Il processo riprenderà il prossimo 30 aprile: sarà il turno del collegio di difesa composto dagli avvocati Carlo Taormina, Giuseppe Panepinto, Marcello Montalbano, Giuseppe Dacquì, Monica Genovese, Cesare Placanica e Davide Anzalone. Calendario serratissimo: la sentenza arriverà entro il 10 maggio.
*Aggiornamento
“Oggi ci sono state le richieste dei pm di Caltanissetta nei confronti di Antonello Montante: 10 anni e sei mesi con rito abbreviato. Una richiesta che testimonia la gravità delle accuse nei confronti di quello che era definito il paladino dell’Antimafia. I magistrati di Caltanissetta hanno svolto un lavoro complesso e delicato anche perché Montante nella sua presunta rete di spionaggio ha coinvolto uomini dei servizi e non solo.

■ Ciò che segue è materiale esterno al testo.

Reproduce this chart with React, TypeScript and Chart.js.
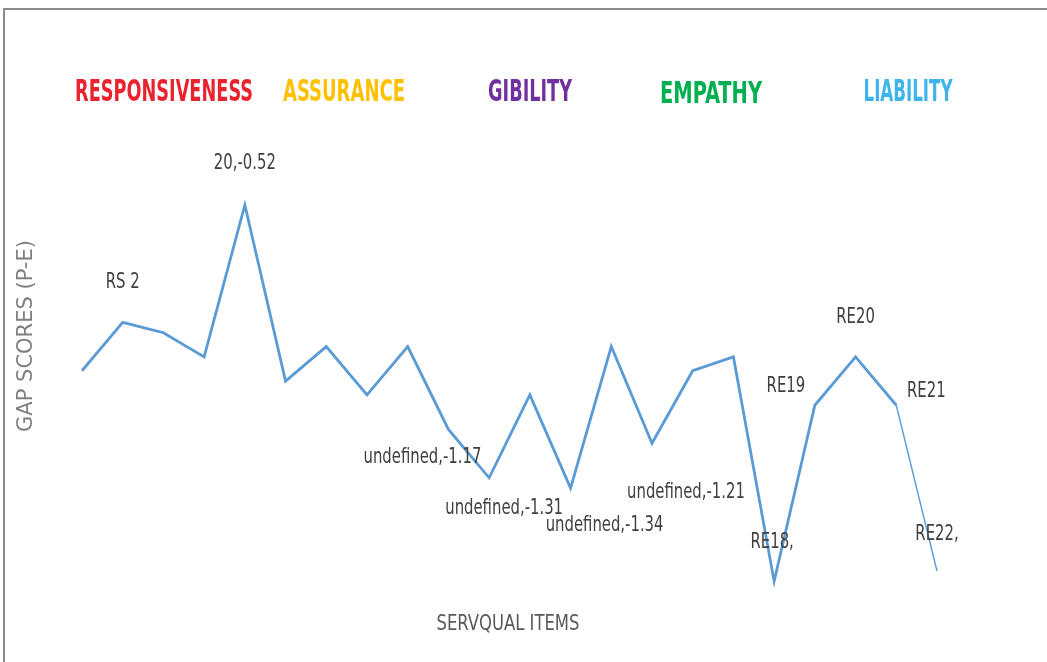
import React, { useEffect, useRef } from "react";
import { Chart, registerables } from "chart.js";

Chart.register(...registerables);

// ---- Data ----
const servqualItems = [
  "1", "2", "3", "4", "5", "6", "7", "8", "9", "10", "11",
  "12", "13", "14", "15", "16", "17", "18", "19", "20", "21", "22",
];
const gapScores = [
  -1.0, -0.86, -0.89, -0.96, -0.52, -1.03, -0.93, -1.07, -0.93, -1.17, -1.31,
  -1.07, -1.34, -0.93, -1.21, -1.0, -0.96, -1.61, -1.1, -0.96, -1.1, -1.58,
];
const pointLabels = [
  "", "RS 2", "", "", "20,-0.52", "", "", "", "", "undefined,-1.17", "undefined,-1.31",
  "", "undefined,-1.34", "", "undefined,-1.21", "", "", "RE18,", "RE19", "RE20", "RE21", "RE22,",
];
const dimensionNames = ["RESPONSIVENESS", "ASSURANCE", "GIBILITY", "EMPATHY", "LIABILITY"];
const dimensionColors = ["#E8232E", "#FFC000", "#7030A0", "#00B050", "#3DB5EB"];

// ---- Layout (not data) ----
const labelOffsets: Record<number, [number, number]> = {
  1: [0, -40],
  4: [0, -42],
  9: [-26, 28],
  10: [15, 30],
  12: [34, 37],
  14: [34, 49],
  17: [-2, -39],
  18: [-29, -19],
  19: [0, -40],
  20: [30, -14],
  21: [0, -37],
};
const dimensionPos: [number, number, number][] = [
  [164, 93, 178],
  [344, 93, 122],
  [530, 93, 84],
  [711, 95, 102],
  [908, 93, 89],
];

const overlayPlugin = {
  id: "overlay",
  afterDraw(chart: any) {
    const ctx = chart.ctx;
    ctx.save();
    // frame lines
    ctx.strokeStyle = "#8a8a8a";
    ctx.lineWidth = 2;
    ctx.beginPath();
    ctx.moveTo(1047, 9);
    ctx.lineTo(4, 9);
    ctx.lineTo(4, 662);
    ctx.stroke();

    // dimension labels
    ctx.textAlign = "center";
    ctx.textBaseline = "middle";
    ctx.font = "bold 31px 'Liberation Sans Narrow', 'DejaVu Sans Condensed', sans-serif";
    dimensionNames.forEach((name, i) => {
      const [x, y, w] = dimensionPos[i];
      ctx.fillStyle = dimensionColors[i];
      ctx.fillText(name, x, y, w);
    });

    // axis titles
    ctx.fillStyle = "#808080";
    ctx.font = "21px 'DejaVu Sans', sans-serif";
    ctx.save();
    ctx.translate(27, 336);
    ctx.rotate(-Math.PI / 2);
    ctx.fillText("GAP SCORES (P-E)", 0, 0, 208);
    ctx.restore();

    ctx.fillStyle = "#595959";
    ctx.font = "22px 'Liberation Sans Narrow', 'DejaVu Sans Condensed', sans-serif";
    ctx.fillText("SERVQUAL ITEMS", 508, 624, 143);

    // data labels
    const meta = chart.getDatasetMeta(0);
    ctx.fillStyle = "#404040";
    ctx.font = "22px 'Liberation Sans Narrow', 'DejaVu Sans Condensed', sans-serif";
    pointLabels.forEach((txt, i) => {
      if (!txt) return;
      const pt = meta.data[i];
      const off = labelOffsets[i] || [0, -30];
      const w = ctx.measureText(txt).width * 0.75;
      ctx.fillText(txt, pt.x + off[0], pt.y + off[1], w);
    });
    ctx.restore();
  },
};

export default function App() {
  const ref = useRef<HTMLCanvasElement>(null);
  useEffect(() => {
    if (!ref.current) return;
    const chart = new Chart(ref.current, {
      type: "line",
      data: {
        labels: servqualItems,
        datasets: [
          {
            data: gapScores,
            borderColor: "#5B9BD5",
            borderWidth: 2.8,
            pointRadius: 0,
            tension: 0,
            fill: false,
            segment: {
              borderWidth: (c: any) => (c.p1DataIndex === gapScores.length - 1 ? 1.4 : 2.8),
            },
          },
        ],
      },
      options: {
        responsive: false,
        animation: false,
        devicePixelRatio: 1,
        layout: { padding: { left: 82, right: 110, top: 129, bottom: 15 } },
        plugins: { legend: { display: false }, tooltip: { enabled: false }, title: { display: false } },
        scales: {
          x: { display: false, offset: false },
          y: { display: false, min: -1.8, max: -0.3 },
        },
      },
      plugins: [overlayPlugin],
    });
    return () => chart.destroy();
  }, []);
  return (
    <div style={{ position: "fixed", left: 0, top: 0, width: 1047, height: 662, background: "#fff" }}>
      <canvas ref={ref} width={1047} height={662} style={{ display: "block" }} />
    </div>
  );
}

È un processo importante che ha subito troppo silenzio invece di essere al centro del dibattito politico. Dal primo momento ho dedicato tempo ed attenzione a questo processo per impedire che venga messo tutto sotto il tappeto di un silenzio complice, come in altre occasioni si è tentato di fare”. Così Nicola Morra, presidente della Commissione parlamentare Antimafia.